On a attribué à ce Taïkoune une certaine autorité sur les autres Daïmios, sous prétexte qu’il était seul à recevoir l’investiture du Mikado, souverain spirituel du Japon. C’est une erreur.

Tout daïmio arrivant au pouvoir reçoit l’investiture religieuse du Mikado ; le Daïmio ou Taïkoune de Yedo comme les autres, mais pas plus que les autres.

Toutes les fois que les agents diplomatiques établis à Yedo ont demandé la punition des Japonais coupables d’avoir assassiné des Européens, on leur a opposé la même fin de non-recevoir. Les meurtriers étaient les sujets d’autres Daïmios, et le Taïkoune de Yedo n’avait pas juridiction sur eux.

Chaque Taïkoune ou Daïmio a son gouvernement particulier, ses finances, son armée, son escadre, ses arsenaux. Il est maître absolu chez lui. S’il doit hommage à quelqu’un, c’est au Mikado, et cet hommage est fort peu de chose en ce qui concerne les affaires de ce monde.

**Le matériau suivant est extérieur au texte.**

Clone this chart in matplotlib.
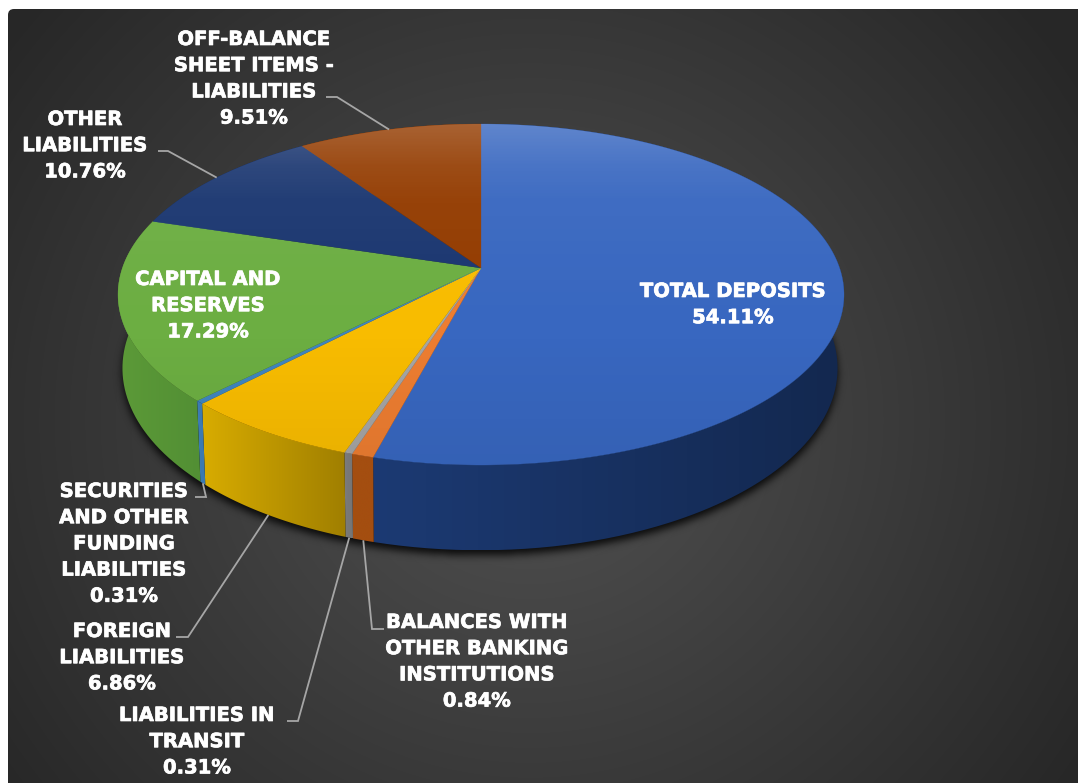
import numpy as np
import matplotlib
matplotlib.use("Agg")
import matplotlib.pyplot as plt
import matplotlib.patheffects as pe
from matplotlib.colors import LinearSegmentedColormap
from matplotlib.patches import FancyBboxPatch, PathPatch, Polygon
from matplotlib.path import Path

# Composición del pasivo (%), en sentido horario desde arriba
nombres = [
    "TOTAL DEPOSITS",
    "BALANCES WITH\nOTHER BANKING\nINSTITUTIONS",
    "LIABILITIES IN\nTRANSIT",
    "FOREIGN\nLIABILITIES",
    "SECURITIES\nAND OTHER\nFUNDING\nLIABILITIES",
    "CAPITAL AND\nRESERVES",
    "OTHER\nLIABILITIES",
    "OFF-BALANCE\nSHEET ITEMS -\nLIABILITIES",
]
valores = [54.11, 0.84, 0.31, 6.86, 0.31, 17.29, 10.76, 9.51]

colores_tapa = ["#3867c0", "#ed7d31", "#a5a5a5", "#f8bc00",
                "#3f85c0", "#6cae42", "#1a3670", "#933b00"]
colores_lado_izq = ["#1c3a73", "#a44e10", "#7c7c7c", "#d8ac00",
                    "#3d7cb5", "#5c9a38", "#1d3b78", "#9e480e"]
colores_lado_der = ["#13284f", "#a44e10", "#747474", "#a07f00",
                    "#3a78b0", "#528f34", "#1d3b78", "#9e480e"]

# Posición central de cada etiqueta y quiebre de su línea guía (píxeles)
etiquetas_xy = [(733, 289), (477, 620), (197, 713), (122, 629),
                (124, 489), (208, 277), (85, 117), (254, 37)]
quiebres = [None,
            [(372, 629), (384, 629)],
            [(298, 721), (287, 721)],
            [(188, 637), (176, 637)],
            [(206, 497), (195, 497)],
            None,
            [(168, 151), (158, 151)],
            [(337, 97), (326, 97)]]

ANCHO, ALTO = 1078, 783
CX, CY = 481, 268      # vértice de las porciones
A, B, K = 358.6, 166.4, 0.1554   # proyección en perspectiva del disco
PROF = 72              # grosor del cilindro
ESCALA_BASE = 0.985
PASO_LINEA = 26.2


def tapa(theta):
    """Punto del borde superior para un ángulo horario desde arriba."""
    u, v = np.sin(theta), np.cos(theta)
    w = 1 + K * v
    return CX + A * u / w, CY - B * v / w


def base(theta):
    """Punto del borde inferior del cilindro."""
    u, v = np.sin(theta), np.cos(theta)
    w = 1 + K * v
    return CX - 1 + ESCALA_BASE * A * u / w, CY - B * v / w + PROF / w


def arco(func, t0, t1):
    t = np.linspace(t0, t1, max(int(abs(t1 - t0) * 120), 6))
    x, y = func(t)
    return np.column_stack([x, y])


def gradiente(ax, ruta, c0, c1, vertical=False):
    """Relleno lineal recortado a una ruta."""
    cmap = LinearSegmentedColormap.from_list("g", [c0, c1])
    xy = ruta.vertices
    x0, x1, y0, y1 = xy[:, 0].min(), xy[:, 0].max(), xy[:, 1].min(), xy[:, 1].max()
    z = np.linspace(0, 1, 256)
    z = z[:, None] if vertical else z[None, :]
    im = ax.imshow(z, cmap=cmap, extent=(x0, x1, y1, y0), aspect="auto",
                   vmin=0, vmax=1, zorder=3, interpolation="bilinear")
    im.set_clip_path(PathPatch(ruta, transform=ax.transData))
    return im


def desenfocar(m, sigma):
    r = int(3 * sigma)
    n = np.exp(-0.5 * (np.arange(-r, r + 1) / sigma) ** 2)
    n /= n.sum()
    m = np.apply_along_axis(lambda f: np.convolve(f, n, mode="same"), 0, m)
    return np.apply_along_axis(lambda f: np.convolve(f, n, mode="same"), 1, m)


fig = plt.figure(figsize=(ANCHO / 100, ALTO / 100), dpi=100, facecolor="white")
ax = fig.add_axes([0, 0, 1, 1])
ax.set_xlim(0, ANCHO)
ax.set_ylim(ALTO, 0)
ax.axis("off")

# Fondo oscuro con degradado radial
yy, xx = np.mgrid[0:ALTO, 0:ANCHO]
t = np.clip(np.hypot((xx - 530) / 660, (yy - 420) / 640), 0, 1)
gris = (0x52 + (0x27 - 0x52) * t) / 255
fondo = ax.imshow(np.dstack([gris, gris, gris]), extent=(0, ANCHO, ALTO, 0),
                  aspect="auto", zorder=0)
marco = FancyBboxPatch((8, 9), ANCHO + 40, ALTO + 40, boxstyle="round,pad=0,rounding_size=6",
                       transform=ax.transData, facecolor="none", edgecolor="none")
ax.add_patch(marco)
fondo.set_clip_path(marco)

# Sombra bajo el cilindro
contorno_base = Path(arco(base, 0, 2 * np.pi))
mascara = contorno_base.contains_points(
    np.column_stack([xx.ravel() + 0.5, yy.ravel() - 4.5])).reshape(xx.shape).astype(float)
sombra = np.zeros((ALTO, ANCHO, 4))
sombra[..., 3] = desenfocar(mascara, 4.0) * 0.85
sombra_im = ax.imshow(sombra, extent=(0, ANCHO, ALTO, 0), aspect="auto", zorder=1)
sombra_im.set_clip_path(marco)

total = sum(valores)
limites = np.cumsum([0] + valores) / total * 2 * np.pi

# Paredes laterales
for i in range(len(valores)):
    t0, t1 = limites[i], limites[i + 1]
    sup = arco(tapa, t0, t1)
    inf = arco(base, t0, t1)
    pared = Path(np.vstack([sup, inf[::-1], sup[:1]]))
    # los colores van de izquierda a derecha en pantalla
    gradiente(ax, pared, colores_lado_izq[i], colores_lado_der[i])

# Caras superiores
for i, c in enumerate(colores_tapa):
    t0, t1 = limites[i], limites[i + 1]
    borde = arco(tapa, t0, t1)
    ax.add_patch(Polygon(np.vstack([[CX, CY], borde]), closed=True, facecolor=c,
                         edgecolor=c, lw=0.2, zorder=4))

# Brillo vertical sobre la tapa
contorno_tapa = Path(arco(tapa, 0, 2 * np.pi))
filas = np.arange(ALTO, dtype=float)
blanco = np.interp(filas, [124, 165, 200, 330], [0.20, 0.09, 0.04, 0.0])
negro = np.interp(filas, [330, 465], [0.0, 0.06])
capa = np.zeros((ALTO, 1, 4))
capa[:, 0, :3] = (blanco > 0)[:, None].astype(float)
capa[:, 0, 3] = blanco + negro
brillo = ax.imshow(capa, extent=(0, ANCHO, ALTO, 0), aspect="auto", zorder=5)
brillo.set_clip_path(PathPatch(contorno_tapa, transform=ax.transData))

# Líneas guía
for i, q in enumerate(quiebres):
    if q is None:
        continue
    medio = (limites[i] + limites[i + 1]) / 2
    # las porciones traseras salen de la tapa y las delanteras de la base
    ancla = base(medio) if np.cos(medio) < 0 else tapa(medio)
    pts = np.array([ancla] + q)
    ax.plot(pts[:, 0], pts[:, 1], color="#a6a6a6", lw=1.3, zorder=6,
            solid_capstyle="butt", solid_joinstyle="miter")

# Etiquetas, alineadas por la línea base
trazo = [pe.withStroke(linewidth=0.5, foreground="white")]
for nombre, valor, (x, y) in zip(nombres, valores, etiquetas_xy):
    lineas = nombre.split("\n") + [f"{valor:.2f}%"]
    for j, linea in enumerate(lineas):
        ax.text(x, y + 8 + j * PASO_LINEA, linea, color="white", fontsize=14.1,
                fontweight="bold", family="DejaVu Sans", ha="center", va="baseline",
                zorder=7, path_effects=trazo)

fig.savefig("out.png", dpi=100, facecolor="white")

Il y a un an, le Taïkoune de Nagato battait celui de Yedo et demeurait maître du détroit de Chimonocheki ; les alliés du Taïkoune de Nagato l’ont prié d’épargner les Daïmios alliés au Taïkoune de Yedo.

Le Taïkoune de Yedo voudrait être l’intermédiaire obligé de tout le commerce entre l’Europe et le Japon. Les autres Taïkounes, au contraire, veulent entretenir des rapports directs avec les États européens…

Le Daïmio de Satsouma a pris l’initiative ; nous avons vu comment il a affirmé et fortifié, à l’Exposition universelle, ses droits de souverain indépendant.

  1. Nous avertissons le lecteur que nous avons dû choisir pour l’orthographe des noms et titres japonais celle qui représente la prononciation indigène ; car les bases des écritures japonaises rendent fantastique tout essai d’orthographe par traduction littérale.